Leerer Plenarsaal des Deutschen Bundestages.

Organverpflanzung

Geplante Gesetzesänderung 2020

2019 wurde in Deutschland ein neuer Gesetzentwurf zur Organspende diskutiert: die doppelte Widerspruchslösung. Doch neben den Befürwortern meldeten sich auch viele kritische Stimmen zu Wort, die unter anderem auf das Ausland verwiesen. 2020 stimmte der Bundestag gegen den Entwurf.

Von Thomas Schwarz

Im unserem Nachbarland Niederlande wird im Gegensatz zu Deutschland jeder automatisch Organspender, wenn er hirntod ist – falls der Gestorbene zu Lebzeiten oder dessen Angehörige einer Organentnahme nicht widersprechen.

Schweden hat diese doppelte Widerspruchslösung bereits 1996 eingeführt. Seitdem hat sich die Zahl der Spender nur wenig verändert und ist mit knapp 20 pro eine Million Einwohner im internationalen Vergleich gering. In Brasilien, Dänemark und Lettland ist die Zahl der Spender seit der Einführung der Widerspruchslösung sogar zurückgegangen.

Hierzulande stehen laut der Deutschen Stiftung Organtransplantation (DSO) derzeit rund 9.000 schwerkranke Menschen auf der Warteliste für eine lebensrettende Transplantation (Stand 2019). Um das zu ändern, plädierte Bundesgesundheitsminister Jens Spahn (CDU) für die Einführung der doppelten Widerspruchslösung.

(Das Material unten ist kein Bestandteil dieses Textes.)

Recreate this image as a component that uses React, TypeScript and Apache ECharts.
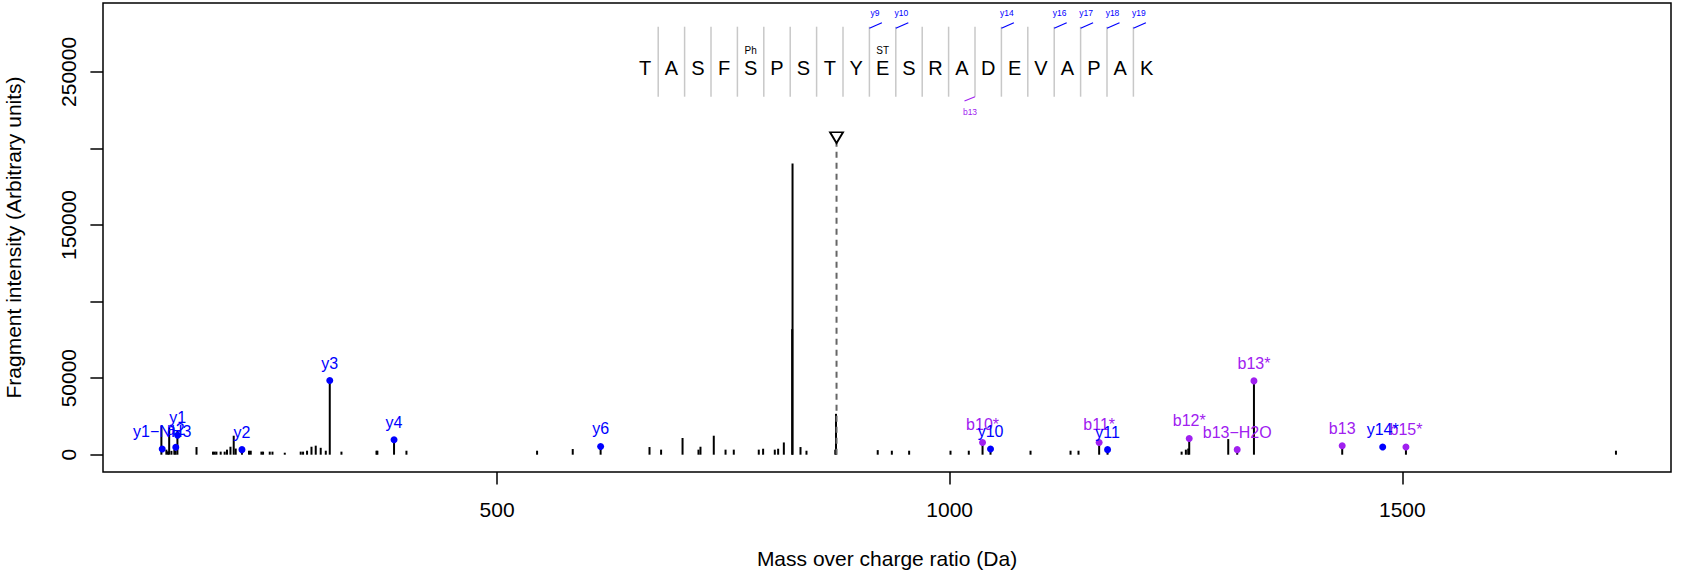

Zusammen mit Professor Karl Lauterbach (SPD), Dr. Georg Nüßlein (CSU) und Petra Sitte (Die Linke) hatte er einen entsprechenden Gesetzentwurf vorgestellt. Er enthielt auch Vorgaben zum Aufbau eines Registers, in dem Widersprüche, aber auch Zustimmungen dokumentiert werden sollten. Dieses Register sollte von jeder Arztpraxis aus angesteuert werden können.

Nach den Vorstellungen Spahns sollte die Haltung zur Organspende auch in die geplante elektronische Patientenakte aufgenommen werden. Die Ära des bisherigen Organspendeausweises wäre damit ausgelaufen.

Welche Wirkung hat die Widerspruchslösung?

Planet Wissen 26.04.2019 01:33 Min. Verfügbar bis 26.04.2024 WDR Von Eva Schultes

Ausdrückliche Zustimmungsregelung

Die Idee eines zentralen Registers griff auch eine fraktionsübergreifende Gruppe von Bundestagsabgeordneten um Annalena Baerbock (Grüne), Katja Kipping (Linke) und Stephan Pilsinger (CSU) auf. Sie hatten einen alternativen Gesetzentwurf für eine ausdrückliche Zustimmungsregelung vorgelegt.

Dabei soll die Haltung zur Organspende mehrmals im Leben zum Beispiel bei der Erneuerung des Personalausweises abgefragt werden. Zusätzlich soll der Hausarzt über die Organspende informieren und beraten.

Die Widerspruchslösung kritisierte die Abgeordnetengruppe hingegen als grundgesetzwidrig. Rechtliche Bedenken hatte auch die Bundesärztekammer. Nach Ansicht ihres Präsidenten Professor Frank Ulrich Montgomery gibt es in Deutschland keinen Rechtsakt, bei dem Schweigen als Zustimmung gewertet wird. Der von Spahn vorgestellte Gesetzentwurf sah das tatsächlich vor.

Kritik an der Widerspruchslösung

Gegen die Widerspruchslösung sprach sich auch die Deutsche Stiftung Patientenschutz aus. Nach Auffassung von Stiftungsvorstand Eugen Brysch könne von einer Spende keine Rede mehr sein. Er forderte den Gesetzgeber auf, mehr Verantwortung zu übernehmen. Das Transplantationssystem gehöre in staatliche Hände.

Kritik kam auch vom Deutschen Ethikrat. Vorsitzender Peter Dabrock bezweifelte, dass eine Änderung zu mehr Effizienz bei Organspenden führe. Außerdem könnte die Widerspruchlösung dem Vertrauen in das Transplantationssystem schaden.

Der Bundestag hat am 16. Januar 2020 mit 432 zu 200 Stimmen (37 Enthaltungen) gegen die Widerspruchslösung von Gesundheitsminister Jens Spahn gestimmt und sich eindeutig für die Zustimmungsregelung ausgesprochen. Die Politiker durften dabei ohne Fraktionszwang abstimmen.